--- BEGIN Material for this exercise ---

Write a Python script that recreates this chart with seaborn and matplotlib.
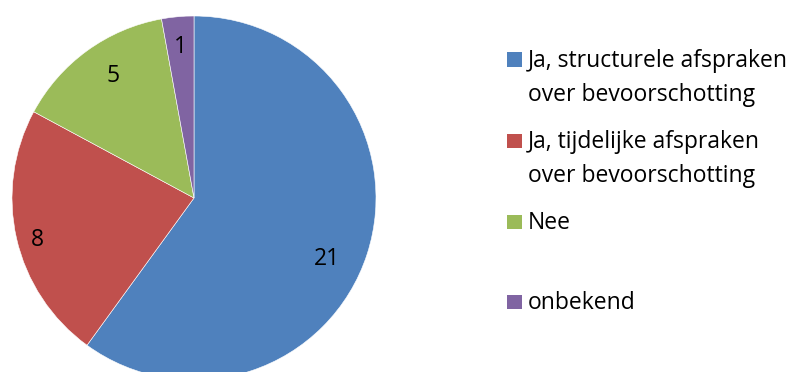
import matplotlib
matplotlib.use("Agg")
import matplotlib.pyplot as plt
import seaborn as sns
import numpy as np
from matplotlib.patches import Rectangle

sns.set_theme(style="white")
plt.rcParams["font.family"] = ["Open Sans", "DejaVu Sans"]

categories = [
    ["Ja, structurele afspraken", "over bevoorschotting"],
    ["Ja, tijdelijke afspraken", "over bevoorschotting"],
    ["Nee"],
    ["onbekend"],
]
values = [21, 8, 5, 1]
colors = ["#4F81BD", "#C0504D", "#9BBB59", "#8064A2"]

W, H = 794, 372
fig = plt.figure(figsize=(W / 100, H / 100), dpi=100)
fig.patch.set_facecolor("white")

# pie area: centre (194, 198) px, radius 182 px
cx, cy, R = 194, 198, 182
ax = fig.add_axes([(cx - R) / W, (H - cy - R) / H, 2 * R / W, 2 * R / H])
wedges, _ = ax.pie(
    values,
    colors=colors,
    startangle=90,
    counterclock=False,
    radius=1,
    wedgeprops=dict(edgecolor="white", linewidth=0.4),
)
ax.set_xlim(-1, 1)
ax.set_ylim(-1, 1)
ax.set_aspect("equal")
ax.axis("off")

FS = 16.5

# value labels inside each wedge (radius fraction, angle shift in degrees)
label_place = [(0.80, -5.6), (0.885, 1.1), (0.82, -3.0), (0.85, 0.0)]
for w, v, (r, shift) in zip(wedges, values, label_place):
    mid = np.deg2rad((w.theta1 + w.theta2) / 2 + shift)
    ax.text(r * np.cos(mid), r * np.sin(mid), str(v), ha="center", va="center_baseline",
            fontsize=FS, color="black")

# legend drawn as squares and text
def fx(px):
    return px / W

def fy(py):
    return 1 - py / H

baselines = [66.7, 148.3, 229.3, 309.3]
line_step = 34
sq = 14.5
for lines, col, b in zip(categories, colors, baselines):
    fig.patches.append(Rectangle((fx(507), fy(b)), sq / W, sq / H, transform=fig.transFigure,
                                 facecolor=col, edgecolor="none"))
    for k, line in enumerate(lines):
        fig.text(fx(528), fy(b + k * line_step), line, ha="left", va="baseline",
                 fontsize=FS, color="black")

fig.savefig("out.png", dpi=100, facecolor="white")
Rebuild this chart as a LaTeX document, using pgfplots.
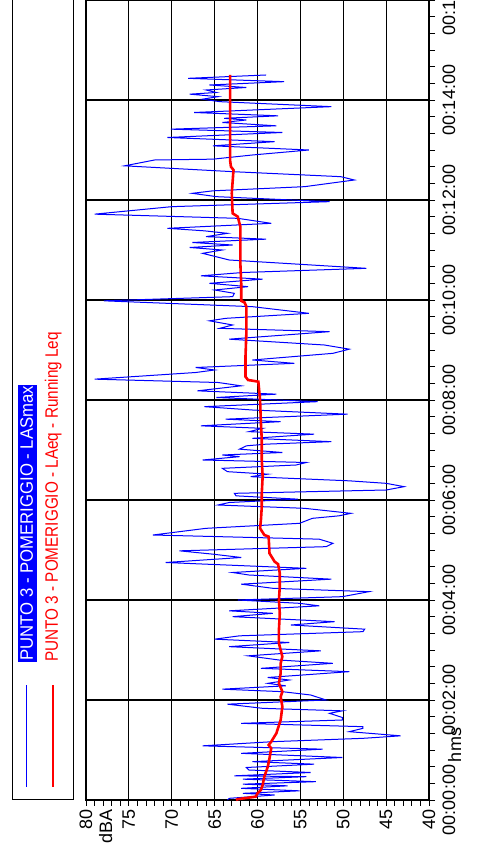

--- END Material for this exercise ---

### Short problem
Restate the lines of the records exactly, starting at the first and stopping after the line with "from matplotlib.patches import Rectangle". Leave out any picture.

### Solution to this problem
Write a Python script that recreates this chart with seaborn and matplotlib.
import matplotlib
matplotlib.use("Agg")
import matplotlib.pyplot as plt
import seaborn as sns
import numpy as np
from matplotlib.patches import Rectangle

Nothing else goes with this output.